Both Hua Xin and Wang Lang were fleeing in a boat. On person hoped to board, but Hua Xin was hesitant. Wang Lang said:" Fortunately the boat is still spacious. Why not?" Later, the bandits approached, and Wang wanted to abandon the person whom they took along. Hua Xin said:" This is why I was originally hesitant. Now that we have accepted his entrustment of himself, can we abandon him because of emergency?" Therefore they carried and saved him as before. This is how people determined who is better between Hua and Wang.
— A New Account of the Tales of the World

On the other hand, Hua Xin was disparaged in the classic Chinese novel Romance of the Three Kingdoms. As related in the novel, he was serving Cao Cao, when a plan to assassinate Cao Cao, was discovered. Since it had been instigated by Empress Fu, Cao Cao dispatched him with a detachment of soldiers to the palace. The empress was hiding but he found her and dragged her out by her hair. The novel then offers an assessment of Hua Xin's character that begins by repeating his description in Chen Shou's Records of Three Kingdoms. It notes he was a member of a renowned trio of scholars known as the "Dragon" and was referred to as the Dragon's Head. The novel quotes an apparently fictitious poem, which, in the Moss Roberts translation, ends with the lines For one day spent, Cao Cao's cruelty to abet: / A name forever cursed, "Dragon Pate" [Dragon Head].
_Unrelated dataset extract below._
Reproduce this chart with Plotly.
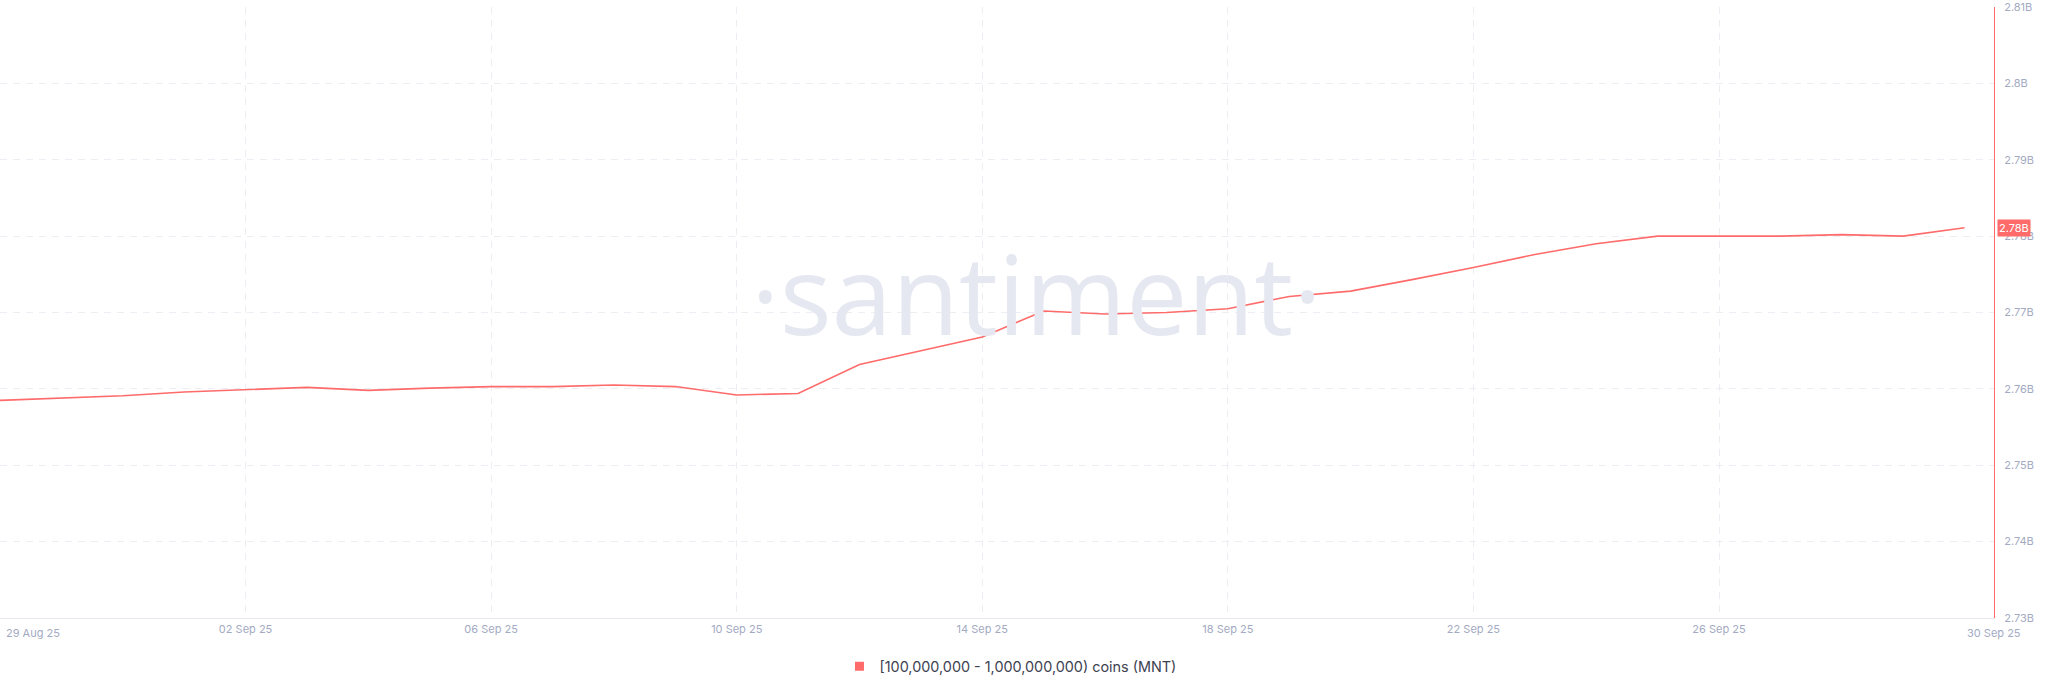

The C. H. Brewitt Taylor translation of the poem differs but makes the same point:

That was a dastardly thing that Hua Xin did,
When he broke down the wall where the Empress hid
And dragged her forth by the hair.
He lent his aid to a foul, foul crime
And execrations throughout all time,
Have been, and shall be, his share
— Luo Guanzhong (c. 1300-1400), translated by C. H. Brewitt Taylor (1925)

Note however, there is no mention in the biography of Hua Xin in Chen Shou's Records indicating that he was actually involved in the arrest of Empress Fu.